1. Income is not wealth. Using one as a proxy for the other is like using velocity as a proxy for position. A small disparity in income, acting over time, becomes a much larger disparity in wealth.

2. Demographics matters. Over the course of a lifetime, people's income and wealth changes. Typically, income rises slowly and wealth less slowly over one's career, peaking just before retirement. At that point, income drops substantially and wealth decreases more slowly. Statistics that are not age-corrected can be highly misleading.

Because of this, a plot of an income percentile (or quartile etc.) does not track a given cohort of people. People move into and out of that percentile. This is even more true for wealth than income. Statements like "such and such percentile gained/lost such and such" do not tell you anything at all about what is happening to individuals.

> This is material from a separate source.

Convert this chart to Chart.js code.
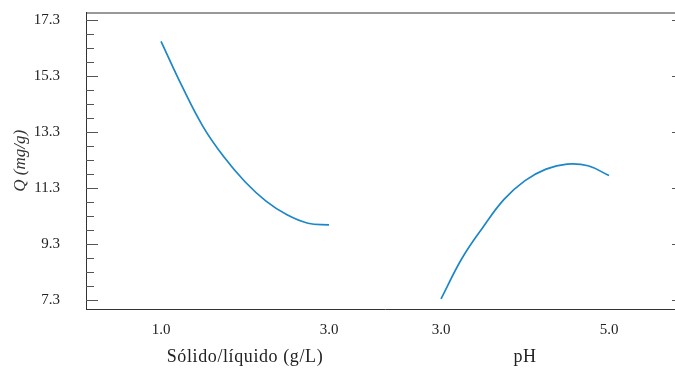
<!DOCTYPE html>
<html>
<head>
<meta charset="utf-8">
<script src="https://cdn.jsdelivr.net/npm/chart.js@4.4.0/dist/chart.umd.min.js"></script>
<style>
  html, body { margin: 0; padding: 0; overflow: hidden; background: #fff; }
  canvas { display: block; }
</style>
</head>
<body>
<canvas id="qChart" width="686" height="371"></canvas>
<script>
// Sólido/líquido panel
const solidX = [1.0, 1.25, 1.5, 1.75, 2.0, 2.25, 2.5, 2.75, 3.0];
const solidQ = [16.53, 14.93, 13.49, 12.40, 11.52, 10.83, 10.34, 10.04, 9.98];
// pH panel
const phX = [3.0, 3.25, 3.5, 3.75, 4.0, 4.25, 4.5, 4.75, 5.0];
const phQ = [7.34, 8.79, 9.90, 10.89, 11.56, 11.97, 12.15, 12.09, 11.74];

const yTicks = [7.3, 9.3, 11.3, 13.3, 15.3, 17.3];
const xTickValues = [1.0, 3.0, 3.0, 5.0];
const xTickLabels = ["1.0", "3.0", "3.0", "5.0"];
const xTitles = ["Sólido/líquido (g/L)", "pH"];

// pH panel sits to the right of the first one on the shared axis
const PH_SHIFT = 1.3333;
const FONT = "'Liberation Serif', 'DejaVu Serif', serif";
const LINE = "#1b87c9";

// major + minor tick values (minor every 0.5)
const yAllTicks = [];
yTicks.forEach((v, i) => {
    yAllTicks.push(v);
    if (i < yTicks.length - 1) {
        for (let k = 1; k < 4; k++) yAllTicks.push(+(v + k * 0.5).toFixed(1));
    }
});

const framePlugin = {
    id: "frame",
    afterDraw(chart) {
        const { ctx, chartArea: a, scales } = chart;
        ctx.save();
        ctx.strokeStyle = "#333";
        ctx.lineWidth = 1;
        ctx.beginPath();
        ctx.moveTo(a.left, a.top + 0.5);
        ctx.lineTo(a.right, a.top + 0.5);
        ctx.moveTo(a.right - 0.5, a.top);
        ctx.lineTo(a.right - 0.5, a.bottom);
        ctx.stroke();

        // inward tick marks
        ctx.strokeStyle = "#555";
        ctx.beginPath();
        yAllTicks.forEach(v => {
            const y = Math.round(scales.y.getPixelForValue(v)) + 0.5;
            const major = yTicks.includes(v);
            const len = major ? 12 : 8;
            ctx.moveTo(a.left, y);
            ctx.lineTo(a.left + len, y);
            if (major) {
                ctx.moveTo(a.right, y);
                ctx.lineTo(a.right - 12, y);
            }
        });
        ctx.stroke();

        // panel titles under the x axis
        ctx.fillStyle = "#222";
        ctx.font = "18px " + FONT;
        ctx.letterSpacing = "0.6px";
        ctx.textAlign = "center";
        ctx.textBaseline = "middle";
        const mid1 = scales.x.getPixelForValue((solidX[0] + solidX[solidX.length - 1]) / 2);
        const mid2 = scales.x.getPixelForValue((phX[0] + phX[phX.length - 1]) / 2 + PH_SHIFT);
        ctx.fillText(xTitles[0], mid1, 357);
        ctx.fillText(xTitles[1], mid2, 357);
        ctx.restore();
    }
};

new Chart(document.getElementById("qChart"), {
    type: "line",
    data: {
        datasets: [
            {
                label: "Sólido/líquido",
                data: solidX.map((x, i) => ({ x: x, y: solidQ[i] })),
                borderColor: LINE,
                borderWidth: 1.7,
                pointRadius: 0,
                fill: false,
                tension: 0.4
            },
            {
                label: "pH",
                data: phX.map((x, i) => ({ x: x + PH_SHIFT, y: phQ[i] })),
                borderColor: LINE,
                borderWidth: 1.7,
                pointRadius: 0,
                fill: false,
                tension: 0.4
            }
        ]
    },
    options: {
        responsive: false,
        animation: false,
        devicePixelRatio: 1,
        layout: { padding: { top: 12.5, right: 2, left: 0, bottom: 0 } },
        plugins: {
            legend: { display: false },
            tooltip: { enabled: false }
        },
        scales: {
            x: {
                type: "linear",
                min: 0.107,
                max: 7.226,
                grid: { display: false },
                border: { display: true, color: "#333", width: 1 },
                afterBuildTicks: s => {
                    s.ticks = xTickValues.map((v, i) => ({ value: i < 2 ? v : v + PH_SHIFT }));
                },
                ticks: {
                    autoSkip: false,
                    maxRotation: 0,
                    padding: 4,
                    color: "#222",
                    font: { family: FONT, size: 15 },
                    callback: (v, i) => xTickLabels[i]
                },
                afterFit: s => {
                    s.height = 62;
                    s.paddingLeft = 0;
                    s.paddingRight = 0;
                }
            },
            y: {
                min: 6.98,
                max: 17.56,
                grid: { display: false },
                border: { display: true, color: "#333", width: 1 },
                afterBuildTicks: s => {
                    s.ticks = yAllTicks.map(v => ({ value: v }));
                },
                ticks: {
                    autoSkip: false,
                    padding: 18,
                    color: "#222",
                    font: { family: FONT, size: 15 },
                    callback: v => yTicks.includes(v) ? v.toFixed(1) : ""
                },
                title: {
                    display: true,
                    text: "Q (mg/g)",
                    color: "#333",
                    font: { family: FONT, size: 17, style: "italic" },
                    padding: { top: 10, bottom: 0 }
                },
                afterFit: s => {
                    s.width = 86;
                    s.paddingTop = 0;
                    s.paddingBottom = 0;
                }
            }
        }
    },
    plugins: [framePlugin]
});
</script>
</body>
</html>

This is even more true for wealth than income.

Additionally, there has been an increase in the number of illegal immigrants to the US. Illegal immigrants make up about 7% of the population (according to the Bear Stearns remittances study), up from about 1.5% fifteen years ago. Today this group makes up a large chunk of the bottom decile in both wealth and income; that was much less true in the past. Any study needs to clearly state how this was treated for it to be interpreted.

3. Accounting is important. Perhaps this is best illustrated by example. Bob taught in the public school system and has just retired. He has a $40,000 a year pension. Joe taught at a private school system and has just retired. His 401(K) is returning $40,000 a year to him. Otherwise they have the same assets. Who is richer?

In most studies, Joe would be considered about a million dollars richer than Bob, even though their standards of living are identical. This is solely due to how we usually calculate wealth - we include defined contribution plans and exclude defined benefit plans. As the fraction of people with defined contributions plans instead of defined benefits plans rises, the calculated wealth disparity will rise, even if the standard of living disparity stays the same.

I hope people will take this into account, and will use this to make arguments like scientists, and not like cheerleaders for their favorite team.